Beyond a certain limit, more work done does not yield more surplus-value
because the costs involved in that increase begin to outweigh the benefits
(social and health effects, etc.). The ability to work more or less depends
a lot on (1) power relationships, specifically market power, bargaining
strength at every level, (2) the organic composition of capital. In general,
the number of hours worked in the West have declined longterm due to both
factors, i.e. superior market power and increased productivity.

But most Marxists make the mistake of adopting a static definition of
productive labour. In reality, the social and economic division of labour
changes all the time, the definition of profitable activity changes, and
institutional or property relations also change. Therefore productive labour
is not a timeless category, other than in the sense that it is labor capable
of forming a surplus-product in excess of whatever value it takes to
maintain the producer. So depending on the kinds of technologies and
organisation used, the boundaries of productive labour may shift in the
course of time.

One of the aims of privatisation is to transform unproductive labour more
into productive labour in the defined sense, i.e. yielding profit. The
argument is that this makes everything more efficient and effective, i.e.
more profit at less cost, but the "costs" taken into account are often only
the costs to enterprises, not society as a whole. If privatisation puts
100,000 workers on the dole, it might be "efficient" from one point of view,
but not from the point of view of these workers' lives,, or from the point
of view of all the social problems this causes.

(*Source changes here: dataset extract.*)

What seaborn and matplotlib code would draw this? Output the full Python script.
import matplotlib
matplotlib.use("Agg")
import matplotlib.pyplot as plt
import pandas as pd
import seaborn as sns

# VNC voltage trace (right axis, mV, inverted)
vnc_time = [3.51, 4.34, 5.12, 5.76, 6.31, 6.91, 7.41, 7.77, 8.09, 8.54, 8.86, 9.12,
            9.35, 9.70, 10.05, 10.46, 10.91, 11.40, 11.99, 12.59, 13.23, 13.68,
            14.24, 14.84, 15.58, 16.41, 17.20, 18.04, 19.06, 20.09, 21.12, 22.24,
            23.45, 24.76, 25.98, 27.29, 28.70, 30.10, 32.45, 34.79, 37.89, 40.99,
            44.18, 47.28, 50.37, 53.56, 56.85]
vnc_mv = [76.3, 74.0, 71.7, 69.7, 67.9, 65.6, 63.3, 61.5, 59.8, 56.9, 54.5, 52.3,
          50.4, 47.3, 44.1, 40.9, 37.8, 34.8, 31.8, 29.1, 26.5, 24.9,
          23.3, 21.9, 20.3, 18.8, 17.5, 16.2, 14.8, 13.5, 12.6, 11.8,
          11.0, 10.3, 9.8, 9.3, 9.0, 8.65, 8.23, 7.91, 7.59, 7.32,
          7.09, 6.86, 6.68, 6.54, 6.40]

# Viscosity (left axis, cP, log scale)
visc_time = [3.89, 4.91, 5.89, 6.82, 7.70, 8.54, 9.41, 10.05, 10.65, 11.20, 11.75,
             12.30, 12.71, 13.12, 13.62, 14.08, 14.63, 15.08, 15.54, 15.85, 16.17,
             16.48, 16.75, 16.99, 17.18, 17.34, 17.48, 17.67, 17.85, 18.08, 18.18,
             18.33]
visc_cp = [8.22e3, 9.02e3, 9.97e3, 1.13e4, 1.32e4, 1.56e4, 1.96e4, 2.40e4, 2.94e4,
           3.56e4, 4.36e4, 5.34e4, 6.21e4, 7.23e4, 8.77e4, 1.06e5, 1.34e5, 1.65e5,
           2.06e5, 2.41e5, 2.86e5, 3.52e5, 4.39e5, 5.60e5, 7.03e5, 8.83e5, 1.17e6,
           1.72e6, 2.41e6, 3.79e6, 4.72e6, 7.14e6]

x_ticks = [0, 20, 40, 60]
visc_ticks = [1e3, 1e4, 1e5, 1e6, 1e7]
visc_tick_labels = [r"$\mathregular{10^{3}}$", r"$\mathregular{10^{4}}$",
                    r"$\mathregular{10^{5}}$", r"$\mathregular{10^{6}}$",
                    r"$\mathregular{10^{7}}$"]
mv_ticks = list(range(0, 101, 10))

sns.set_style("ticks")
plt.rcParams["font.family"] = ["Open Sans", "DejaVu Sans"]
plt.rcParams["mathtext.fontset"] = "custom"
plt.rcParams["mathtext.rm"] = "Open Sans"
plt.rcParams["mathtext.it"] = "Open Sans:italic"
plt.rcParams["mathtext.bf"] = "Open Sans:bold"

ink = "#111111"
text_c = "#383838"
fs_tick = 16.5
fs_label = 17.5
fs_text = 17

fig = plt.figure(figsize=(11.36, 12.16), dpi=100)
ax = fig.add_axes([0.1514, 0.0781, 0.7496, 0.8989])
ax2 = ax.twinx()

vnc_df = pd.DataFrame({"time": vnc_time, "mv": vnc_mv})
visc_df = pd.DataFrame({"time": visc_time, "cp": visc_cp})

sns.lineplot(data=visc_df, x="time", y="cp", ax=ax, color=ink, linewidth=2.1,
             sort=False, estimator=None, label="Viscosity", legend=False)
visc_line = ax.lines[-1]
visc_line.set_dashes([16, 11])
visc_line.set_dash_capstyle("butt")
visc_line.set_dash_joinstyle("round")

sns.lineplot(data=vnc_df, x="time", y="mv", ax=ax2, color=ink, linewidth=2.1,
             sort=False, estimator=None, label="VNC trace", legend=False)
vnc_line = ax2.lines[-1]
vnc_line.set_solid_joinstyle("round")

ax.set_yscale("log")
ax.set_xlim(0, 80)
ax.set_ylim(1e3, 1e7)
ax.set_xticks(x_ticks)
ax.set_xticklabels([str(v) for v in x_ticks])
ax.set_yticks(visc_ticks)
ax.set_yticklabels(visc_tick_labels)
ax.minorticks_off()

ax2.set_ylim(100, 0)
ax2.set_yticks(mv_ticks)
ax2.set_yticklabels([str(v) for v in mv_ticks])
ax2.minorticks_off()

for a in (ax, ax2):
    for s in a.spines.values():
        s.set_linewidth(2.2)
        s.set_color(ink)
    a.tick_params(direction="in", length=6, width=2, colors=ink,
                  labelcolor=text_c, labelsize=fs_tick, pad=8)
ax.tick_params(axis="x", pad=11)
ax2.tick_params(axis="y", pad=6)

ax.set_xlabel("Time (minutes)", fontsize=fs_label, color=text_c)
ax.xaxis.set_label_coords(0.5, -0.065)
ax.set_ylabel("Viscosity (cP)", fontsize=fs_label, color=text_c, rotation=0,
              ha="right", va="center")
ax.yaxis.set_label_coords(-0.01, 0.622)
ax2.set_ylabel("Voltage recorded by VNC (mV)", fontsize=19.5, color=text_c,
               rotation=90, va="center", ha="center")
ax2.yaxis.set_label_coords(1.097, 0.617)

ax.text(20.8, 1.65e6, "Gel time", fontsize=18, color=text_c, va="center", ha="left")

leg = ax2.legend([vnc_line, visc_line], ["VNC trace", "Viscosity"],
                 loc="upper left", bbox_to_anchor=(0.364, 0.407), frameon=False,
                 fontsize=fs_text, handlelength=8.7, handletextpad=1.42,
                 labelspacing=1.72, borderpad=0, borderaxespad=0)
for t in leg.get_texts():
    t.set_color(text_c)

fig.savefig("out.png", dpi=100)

Additionally most Marxists make the mistake of all regarding managerial and
supervisory labour as unproductive. In fact Marx himself explicitly
acknowledges that management and supervision combines productive
coordinating functions with control functions. To understand to what extent
management or supervision is productive or not, requires a very detailed
look at what managers actually do, i.e. whether they mainly exercise only a
control function but add nothing to profit, or whether they are mainly an
integral part of the planning and coordinating process required to keep
production going.

Many managers are no no different position than any other worker, indeed
they might work longer hours; the only difference is more responsibility
(which can mean more pay). Many can be thrown out of their jobs as well,
because their superiors decide that their services do not constitute
productive labour, in the sense of adding to profit.

Essentially though Marx thought that the basis of the general capitalist
definition of productivity is the technical and value composition of capital
together (the organic composition), i.e. the least workers at the lowest
cost working with and maintaining the most capital equipment, producing the
largest output. But that is obviously not a neutral definition, it is a
definition from the point of view of the enterprise owners. What is
productive for human life, might be quite a different story.

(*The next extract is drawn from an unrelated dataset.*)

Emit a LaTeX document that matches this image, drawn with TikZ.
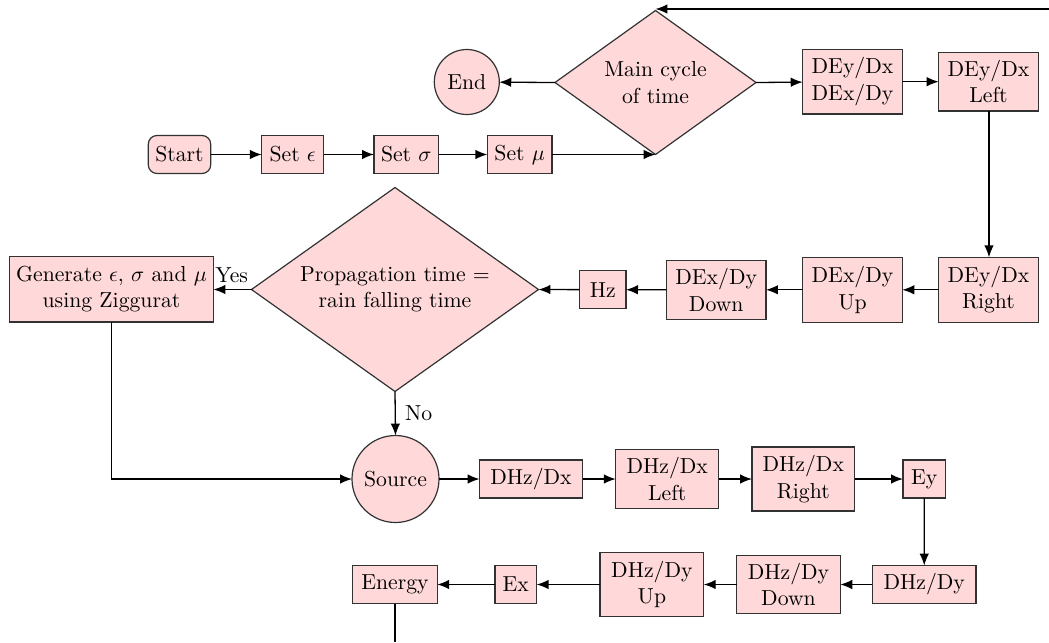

Here in Holland, the press reported today that employers and unions had
agreed that the producivity of workers has to increase, i.e. more work has
to be done and more has to be invested to improve quality of work and
personnel. To an extent it's rhetoric, because the Dutch work very hard,
it's just that one in three works parttime. At the same time, the press
reported that a new study published in the The Lancet estimates that
one-third of the adult world population will suffer from high blood pressure
by 2025. That's increased stress. Of course, it might not be work stress;
being unemployed (as I am at present) can be just as stressful.